Research and challenges of radiopharmaceuticals in the treatment of bone diseases
10.13491/j.issn.1004-714X.2025.06.023
- VernacularTitle:放射性药物在骨疾病治疗中的研究与挑战
- Author:
Qingyu YAN
1
;
Zenghao WANG
2
;
Peng WANG
3
;
Luxu YIN
4
Author Information
1. The First Affiliated Hospital of Shandong First Medical University, Jinan 250100, China;Shandong First MedicalUniversity (Shandong Academy of Medical Sciences) School of Preventive Medicine (Institute of Radiological Medicine), Jinan 250117,China.
2. Shandong First MedicalUniversity (Shandong Academy of Medical Sciences) School of Preventive Medicine (Institute of Radiological Medicine), Jinan 250117,China.
3. The First Affiliated Hospital of Shandong First Medical University, Jinan 250100, China.
4. Department of Orthopedic Surgery, The First Affiliated Hospital of Shandong First Medical University & Shandong Provincial Qianfoshan Hospital, Shandong Key Laboratory of Rheumatic Disease and Translational Medicine, Jinan 250100, China.

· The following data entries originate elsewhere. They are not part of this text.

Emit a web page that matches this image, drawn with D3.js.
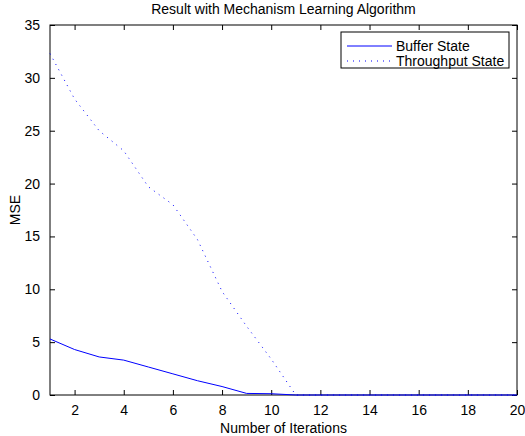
<!DOCTYPE html>
<html>
<head>
<meta charset="utf-8">
<script src="https://cdn.jsdelivr.net/npm/d3@7"></script>
<style>
  body { margin: 0; background: #fff; }
  svg { display: block; font-family: "Liberation Sans", Arial, sans-serif; }
</style>
</head>
<body>
<div id="chart"></div>
<script>
// data
var iterations = d3.range(1, 21);
var bufferState = [5.3, 4.3, 3.6, 3.3, 2.65, 2.0, 1.35, 0.8, 0.15, 0.12, 0, 0, 0, 0, 0, 0, 0, 0, 0, 0];
var throughputState = [32.3, 28.0, 25.0, 23.1, 19.7, 18.0, 14.7, 9.8, 6.5, 3.4, 0, 0, 0, 0, 0, 0, 0, 0, 0, 0];
var xTicks = [2, 4, 6, 8, 10, 12, 14, 16, 18, 20];
var yTicks = [0, 5, 10, 15, 20, 25, 30, 35];

var svgWidth = 525, svgHeight = 436;
var margin = { top: 25, right: 8, bottom: 41, left: 50 };
var plotWidth = svgWidth - margin.left - margin.right;
var plotHeight = svgHeight - margin.top - margin.bottom;

var svg = d3.select("#chart").append("svg")
  .attr("width", svgWidth)
  .attr("height", svgHeight);

var chartGroup = svg.append("g")
  .attr("transform", `translate(${margin.left}, ${margin.top})`);

var xScale = d3.scaleLinear().domain([1, 20]).range([0, plotWidth]);
var yScale = d3.scaleLinear().domain([0, 35]).range([plotHeight, 0]);

// axes, matlab style: ticks pointing in, box all round
function styleAxis(g) {
  g.select(".domain").remove();
  g.selectAll("line").attr("stroke", "#000");
  g.selectAll("text").attr("fill", "#000").style("font-size", "14px");
}

chartGroup.append("g")
  .attr("transform", `translate(0, ${plotHeight})`)
  .call(d3.axisBottom(xScale).tickValues(xTicks).tickSizeInner(-5).tickSizeOuter(0).tickPadding(10))
  .call(styleAxis);
chartGroup.append("g")
  .call(d3.axisTop(xScale).tickValues(xTicks).tickSizeInner(-5).tickSizeOuter(0).tickFormat(""))
  .call(styleAxis);
chartGroup.append("g")
  .call(d3.axisLeft(yScale).tickValues(yTicks).tickSizeInner(-5).tickSizeOuter(0).tickPadding(10))
  .call(styleAxis);
chartGroup.append("g")
  .attr("transform", `translate(${plotWidth}, 0)`)
  .call(d3.axisRight(yScale).tickValues(yTicks).tickSizeInner(-5).tickSizeOuter(0).tickFormat(""))
  .call(styleAxis);

chartGroup.append("rect")
  .attr("width", plotWidth)
  .attr("height", plotHeight)
  .attr("fill", "none")
  .attr("stroke", "#000")
  .attr("stroke-width", 1);

// lines
var line = d3.line()
  .x((d, i) => xScale(iterations[i]))
  .y(d => yScale(d));

chartGroup.append("path")
  .datum(bufferState)
  .attr("d", line)
  .attr("fill", "none")
  .attr("stroke", "#0000ff")
  .attr("stroke-width", 1);

chartGroup.append("path")
  .datum(throughputState)
  .attr("d", line)
  .attr("fill", "none")
  .attr("stroke", "#0000ff")
  .attr("stroke-width", 1)
  .attr("stroke-dasharray", "1,5");

// titles
svg.append("text")
  .attr("x", margin.left + plotWidth / 2)
  .attr("y", 14)
  .attr("text-anchor", "middle")
  .style("font-size", "14px")
  .text("Result with Mechanism Learning Algorithm");

svg.append("text")
  .attr("x", margin.left + plotWidth / 2)
  .attr("y", 433)
  .attr("text-anchor", "middle")
  .style("font-size", "14px")
  .text("Number of Iterations");

svg.append("text")
  .attr("transform", `translate(20, ${margin.top + plotHeight / 2}) rotate(-90)`)
  .attr("text-anchor", "middle")
  .style("font-size", "14px")
  .text("MSE");

// legend
var legend = svg.append("g");
legend.append("rect")
  .attr("x", 341).attr("y", 32)
  .attr("width", 168).attr("height", 36)
  .attr("fill", "#fff").attr("stroke", "#000");

var legendItems = [
  { label: "Buffer State", dash: null, y: 46 },
  { label: "Throughput State", dash: "1,5", y: 61 }
];
legendItems.forEach(function(item) {
  legend.append("line")
    .attr("x1", 347).attr("x2", 392)
    .attr("y1", item.y).attr("y2", item.y)
    .attr("stroke", "#0000ff")
    .attr("stroke-dasharray", item.dash);
  legend.append("text")
    .attr("x", 396).attr("y", item.y + 5)
    .style("font-size", "14px")
    .text(item.label);
});
</script>
</body>
</html>
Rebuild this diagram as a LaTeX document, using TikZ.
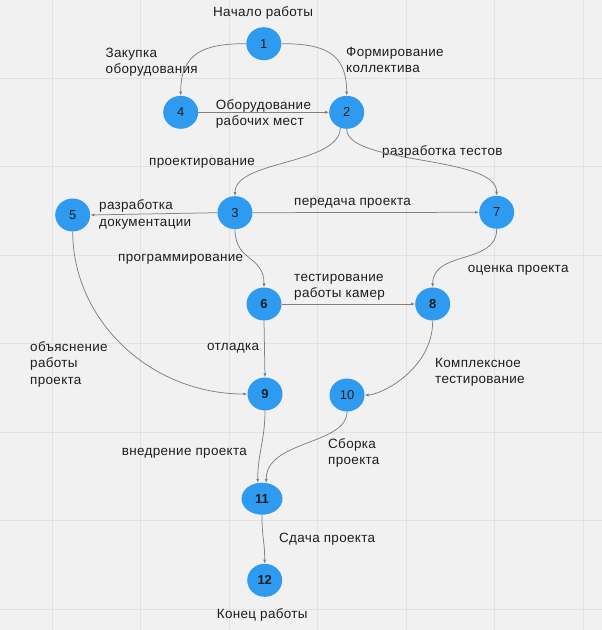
\documentclass[tikz,border=0pt]{standalone}
\usepackage{fontspec}
\setmainfont{Liberation Sans}
\newfontfamily\labfont[LetterSpace=2.5]{Liberation Sans}
\usetikzlibrary{shapes.geometric,arrows.meta}
\definecolor{bgcol}{HTML}{F1F1F1}
\definecolor{gridcol}{HTML}{E2E2E2}
\definecolor{nodeblue}{HTML}{2E9BF0}
\definecolor{edgecol}{HTML}{808080}
\definecolor{txtcol}{HTML}{1E1E1E}
\tikzset{
  ev/.style={ellipse, fill=nodeblue, draw=none, inner sep=0pt, minimum width=35bp, minimum height=33bp, text=txtcol, font=\fontsize{13}{15}\selectfont},
  evb/.style={ev, font=\fontsize{13}{15}\selectfont\bfseries},
  lab/.style={anchor=base west, inner sep=0pt, align=left, text=txtcol, font=\labfont\fontsize{13.5}{16.5}\selectfont},
  con/.style={draw=edgecol, line width=0.75bp, -{Latex[length=4bp,width=3.2bp]}},
}
\begin{document}
\begin{tikzpicture}[x=1bp,y=-1bp]
\useasboundingbox (0,0) rectangle (602,630);
\fill[bgcol] (0,0) rectangle (602,630);
\foreach \gx in {52,140.5,229,317.5,406,494.5,583} \draw[gridcol, line width=0.8bp] (\gx,0) -- (\gx,630);
\foreach \gy in {78,166.5,255,343.5,432,520.5,609} \draw[gridcol, line width=0.8bp] (0,\gy) -- (602,\gy);

% nodes
\node[ev] (n1) at (263.8,43.7) {1};
\node[ev] (n4) at (180.7,112.3) {4};
\node[ev] (n2) at (346.7,112.3) {2};
\node[ev] (n3) at (235,212.7) {3};
\node[ev] (n5) at (72.7,215) {5};
\node[ev] (n7) at (496.7,212.3) {7};
\node[evb] (n6) at (264,304) {6};
\node[evb] (n8) at (432.7,304) {8};
\node[evb] (n9) at (265,394) {9};
\node[ev] (n10) at (347,395) {10};
\node[evb, minimum width=41bp, minimum height=32bp] (n11) at (262,498.7) {11};
\node[evb] (n12) at (264.7,580.3) {12};

% labels (base = last line)
\node[lab] (l0) at (213,16.5) {Начало работы};
\node[lab] (l1) at (105.5,73.5) {Закупка\\оборудования};
\node[lab] (l2) at (346,73) {Формирование\\коллектива};
\node[lab] (l3) at (215.7,125.5) {Оборудование\\рабочих мест};
\node[lab] (l4) at (149,166) {проектирование};
\node[lab] (l5) at (382,156) {разработка тестов};
\node[lab] (l6) at (99,226.3) {разработка\\документации};
\node[lab] (l7) at (294,205.5) {передача проекта};
\node[lab] (l8) at (118,261) {программирование};
\node[lab] (l9) at (294,297.7) {тестирование\\работы камер};
\node[lab] (l10) at (467.7,272.7) {оценка проекта};
\node[lab] (l11) at (30,384) {объяснение\\работы\\проекта};
\node[lab] (l12) at (207,350.7) {отладка};
\node[lab] (l13) at (435,383.7) {Комплексное\\тестирование};
\node[lab] (l14) at (121.7,455.7) {внедрение проекта};
\node[lab] (l15) at (328,464.5) {Сборка\\проекта};
\node[lab] (l16) at (279,542.7) {Сдача проекта};
\node[lab] (l17) at (216.7,618.7) {Конец работы};

% connectors
\draw[con] (n1.west) .. controls (205,43.7) and (180.7,52) .. (n4.north);
\draw[con] (n1.east) .. controls (323,43.7) and (346.7,52) .. (n2.north);
\draw[con] (n4.east) -- (n2.west);
\draw[con] (n2.-112) .. controls (339,165) and (235,160) .. (n3.north);
\draw[con] (n2.south) .. controls (346.7,165) and (496.7,155) .. (n7.north);
\draw[con] (n3.west) -- (n5.east);
\draw[con] (n3.east) -- (n7.west);
\draw[con] (n3.south) .. controls (235,262) and (264,255) .. (n6.north);
\draw[con] (n7.south) .. controls (496.7,265) and (432.7,250) .. (n8.north);
\draw[con] (n6.east) -- (n8.west);
\draw[con] (n6.south) -- (n9.north);
\draw[con] (n5.south) .. controls (72.7,320) and (150,394) .. (n9.west);
\draw[con] (n8.south) .. controls (432.7,370) and (380,395) .. (n10.east);
\draw[con] (n9.south) .. controls (265,440) and (257.5,455) .. (n11.105);
\draw[con] (n10.south) .. controls (347,445) and (266,440) .. (n11.75);
\draw[con] (n11.south) .. controls (262,540) and (264.7,540) .. (n12.north);
\end{tikzpicture}
\end{document}
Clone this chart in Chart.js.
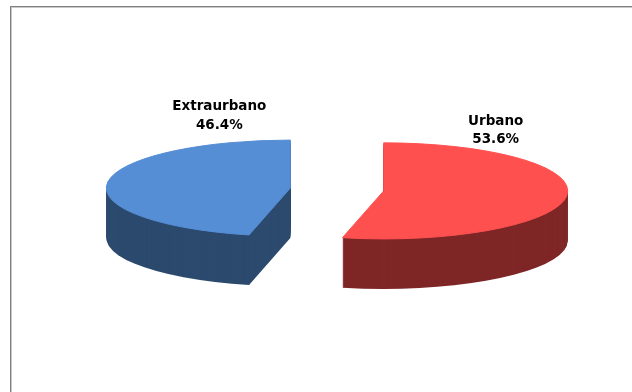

- Publication Type:ReviewArticles
- Keywords:
Radiopharmaceutical;
Bone metastatic cancer;
Multimodal treatment;
bone-targeting ligands ethylenediaminetetramethylenephosphonic acid/hydroxyethylidene diphosphonate
- From:
Chinese Journal of Radiological Health
2025;34(6):924-929
- CountryChina
- Language:Chinese
-
Abstract:
Both primary (e.g. osteosarcoma and Ewing sarcoma) and secondary (e.g. metastatic) bone cancers cause severe health problems and can lead to death. In recent years, radiopharmaceuticals have shown significant potential in the treatment of refractory bone diseases due to their unique targeting properties and low toxicity. Radiopharmaceutical therapy for bone cancer utilizes bone-seeking radiopharmaceuticals that target lesions through the high affinity of ethylenediaminetetramethylenephosphonic acid (EDTMP) ligand for bone hydroxyapatite. Traditional therapeutic agents such as 89Sr and 153Sm-EDTMP, administered via intravenous injection, accumulate in bone metastases and release beta rays to kill tumor cells. These agents can relieve pain and inhibit bone destruction; however, they have limited ability to shrink tumor volume or slow tumor growth (tumor volume reduction rate < 30%). Furthermore, these agents may cause systemic side effects, and existing evidence does not support their effectiveness in prolonging survival. The development of palliative bone pain therapies based on novel radiopharmaceuticals may overcome these limitations and improve the quality of life for patients during their remaining lifespan. Researchers have investigated the combination of various beta- and alpha-emitters with novel radionuclide carrier systems, significantly enhancing treatment precision in bone tumor models. For instance, 177Lu-EDTMP (beta ray 0.497 MeV, half-life 6.7 days) enabled 66% of patients to completely discontinue analgesics by the twelfth week. 186Re- and 188Re-hydroxyethylidene diphosphonate, by targeting hydroxyapatite, achieved a pain relief rate of up to 90% and significantly prolonged median survival. These agents caused only reversible hematological toxicity, with no Grade III/IV bone marrow suppression events, and significantly reduced tumor volume. Additionally, the alpha nuclide 223RaCl2 induces DNA breaks in tumor cells and inhibits osteoblast-osteoclast imbalance. When combined with best supportive care, it can extend overall survival by 3.6 months (14.9 months vs. 11.3 months), reduce the risk of death by 30%, and lead to significant tumor volume reduction. However, bone marrow toxicity management, cost-effectiveness balance, and the design of multimodal combination regimens remain key challenges.